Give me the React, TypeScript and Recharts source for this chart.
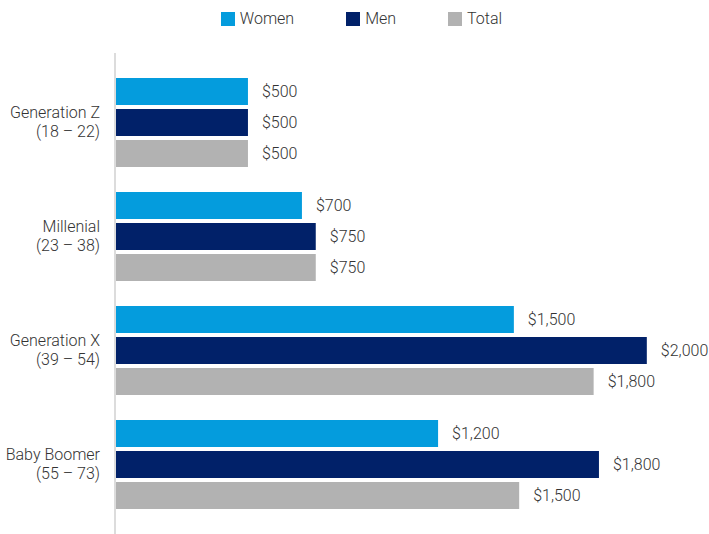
import React from 'react';
import { BarChart, Bar, XAxis, YAxis, Legend, LabelList } from 'recharts';

// generations shown on the category axis (two lines each)
const generations = ['Generation Z', 'Millenial', 'Generation X', 'Baby Boomer'];
const ageRanges = ['(18 – 22)', '(23 – 38)', '(39 – 54)', '(55 – 73)'];

// bar lengths
const women = [500, 703, 1500, 1215];
const men = [500, 755, 2000, 1820];
const total = [500, 755, 1800, 1520];

// printed value labels
const womenLabels = ['$500', '$700', '$1,500', '$1,200'];
const menLabels = ['$500', '$750', '$2,000', '$1,800'];
const totalLabels = ['$500', '$750', '$1,800', '$1,500'];

const seriesOrder = ['Women', 'Men', 'Total'];

const FONT = 'Roboto, "DejaVu Sans Condensed", sans-serif';
const TEXT = '#333333';

const data = generations.map((g, i) => ({
  name: g,
  ages: ageRanges[i],
  women: women[i],
  men: men[i],
  total: total[i],
  womenLabel: womenLabels[i],
  menLabel: menLabels[i],
  totalLabel: totalLabels[i],
}));

function GenTick(props: any) {
  const { x, y, payload, index } = props;
  return (
    <text x={x} y={y} textAnchor="end" fill={TEXT} fontSize={16} fontWeight={300} fontFamily={FONT}>
      <tspan x={x} dy={-4}>{payload.value}</tspan>
      <tspan x={x} dy={19}>{ageRanges[index]}</tspan>
    </text>
  );
}

function LegendBox({ payload }: any) {
  const items = [...(payload || [])].sort((a: any, b: any) => seriesOrder.indexOf(a.value) - seriesOrder.indexOf(b.value));
  return (
    <div style={{ display: 'flex', justifyContent: 'center', paddingLeft: 14, fontFamily: FONT, fontWeight: 300, fontSize: 16, color: TEXT, lineHeight: '19px' }}>
      {items.map((p: any, i: number) => (
        <div key={i} style={{ display: 'flex', alignItems: 'center', marginRight: i < 2 ? 52 : 0 }}>
          <span style={{ width: 14, height: 14, background: p.color, display: 'inline-block', marginRight: 5 }} />
          <span>{p.value}</span>
        </div>
      ))}
    </div>
  );
}

const labelProps = { position: 'right' as const, offset: 14, fill: TEXT, fontSize: 16, fontWeight: 300, fontFamily: FONT };

export default function App() {
  return (
    <div style={{ position: 'absolute', left: 0, top: 0, width: 709, height: 534, background: '#fff' }}>
      <BarChart
        width={709}
        height={534}
        data={data}
        layout="vertical"
        margin={{ top: 34, right: 9, bottom: 0, left: 0 }}
        barSize={27}
        barGap={4}
      >
        <XAxis type="number" hide domain={[0, 2200]} />
        <YAxis
          type="category"
          dataKey="name"
          width={115}
          padding={{ top: 12, bottom: 13 }}
          axisLine={{ stroke: '#dcdcdc', strokeWidth: 2 }}
          tickLine={false}
          tickSize={0}
          tickMargin={15}
          tick={<GenTick />}
        />
        <Legend
          verticalAlign="top"
          align="center"
          content={<LegendBox />}
          wrapperStyle={{ top: 9, left: 0, width: 709 }}
        />
        <Bar dataKey="women" name="Women" fill="#049cdd" isAnimationActive={false}>
          <LabelList dataKey="womenLabel" {...labelProps} />
        </Bar>
        <Bar dataKey="men" name="Men" fill="#012169" isAnimationActive={false}>
          <LabelList dataKey="menLabel" {...labelProps} />
        </Bar>
        <Bar dataKey="total" name="Total" fill="#b2b2b2" isAnimationActive={false}>
          <LabelList dataKey="totalLabel" {...labelProps} />
        </Bar>
      </BarChart>
    </div>
  );
}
· · ·
:: BRIEF ::
Exclude the images, then output the data above word for word.

:: WRITTEN SOLUTION ::
Give me the React, TypeScript and Recharts source for this chart.
import React from 'react';
import { BarChart, Bar, XAxis, YAxis, Legend, LabelList } from 'recharts';

// generations shown on the category axis (two lines each)
const generations = ['Generation Z', 'Millenial', 'Generation X', 'Baby Boomer'];
const ageRanges = ['(18 – 22)', '(23 – 38)', '(39 – 54)', '(55 – 73)'];

// bar lengths
const women = [500, 703, 1500, 1215];
const men = [500, 755, 2000, 1820];
const total = [500, 755, 1800, 1520];

// printed value labels
const womenLabels = ['$500', '$700', '$1,500', '$1,200'];
const menLabels = ['$500', '$750', '$2,000', '$1,800'];
const totalLabels = ['$500', '$750', '$1,800', '$1,500'];

const seriesOrder = ['Women', 'Men', 'Total'];

const FONT = 'Roboto, "DejaVu Sans Condensed", sans-serif';
const TEXT = '#333333';

const data = generations.map((g, i) => ({
  name: g,
  ages: ageRanges[i],
  women: women[i],
  men: men[i],
  total: total[i],
  womenLabel: womenLabels[i],
  menLabel: menLabels[i],
  totalLabel: totalLabels[i],
}));

function GenTick(props: any) {
  const { x, y, payload, index } = props;
  return (
    <text x={x} y={y} textAnchor="end" fill={TEXT} fontSize={16} fontWeight={300} fontFamily={FONT}>
      <tspan x={x} dy={-4}>{payload.value}</tspan>
      <tspan x={x} dy={19}>{ageRanges[index]}</tspan>
    </text>
  );
}

function LegendBox({ payload }: any) {
  const items = [...(payload || [])].sort((a: any, b: any) => seriesOrder.indexOf(a.value) - seriesOrder.indexOf(b.value));
  return (
    <div style={{ display: 'flex', justifyContent: 'center', paddingLeft: 14, fontFamily: FONT, fontWeight: 300, fontSize: 16, color: TEXT, lineHeight: '19px' }}>
      {items.map((p: any, i: number) => (
        <div key={i} style={{ display: 'flex', alignItems: 'center', marginRight: i < 2 ? 52 : 0 }}>
          <span style={{ width: 14, height: 14, background: p.color, display: 'inline-block', marginRight: 5 }} />
          <span>{p.value}</span>
        </div>
      ))}
    </div>
  );
}

const labelProps = { position: 'right' as const, offset: 14, fill: TEXT, fontSize: 16, fontWeight: 300, fontFamily: FONT };

export default function App() {
  return (
    <div style={{ position: 'absolute', left: 0, top: 0, width: 709, height: 534, background: '#fff' }}>
      <BarChart
        width={709}
        height={534}
        data={data}
        layout="vertical"
        margin={{ top: 34, right: 9, bottom: 0, left: 0 }}
        barSize={27}
        barGap={4}
      >
        <XAxis type="number" hide domain={[0, 2200]} />
        <YAxis
          type="category"
          dataKey="name"
          width={115}
          padding={{ top: 12, bottom: 13 }}
          axisLine={{ stroke: '#dcdcdc', strokeWidth: 2 }}
          tickLine={false}
          tickSize={0}
          tickMargin={15}
          tick={<GenTick />}
        />
        <Legend
          verticalAlign="top"
          align="center"
          content={<LegendBox />}
          wrapperStyle={{ top: 9, left: 0, width: 709 }}
        />
        <Bar dataKey="women" name="Women" fill="#049cdd" isAnimationActive={false}>
          <LabelList dataKey="womenLabel" {...labelProps} />
        </Bar>
        <Bar dataKey="men" name="Men" fill="#012169" isAnimationActive={false}>
          <LabelList dataKey="menLabel" {...labelProps} />
        </Bar>
        <Bar dataKey="total" name="Total" fill="#b2b2b2" isAnimationActive={false}>
          <LabelList dataKey="totalLabel" {...labelProps} />
        </Bar>
      </BarChart>
    </div>
  );
}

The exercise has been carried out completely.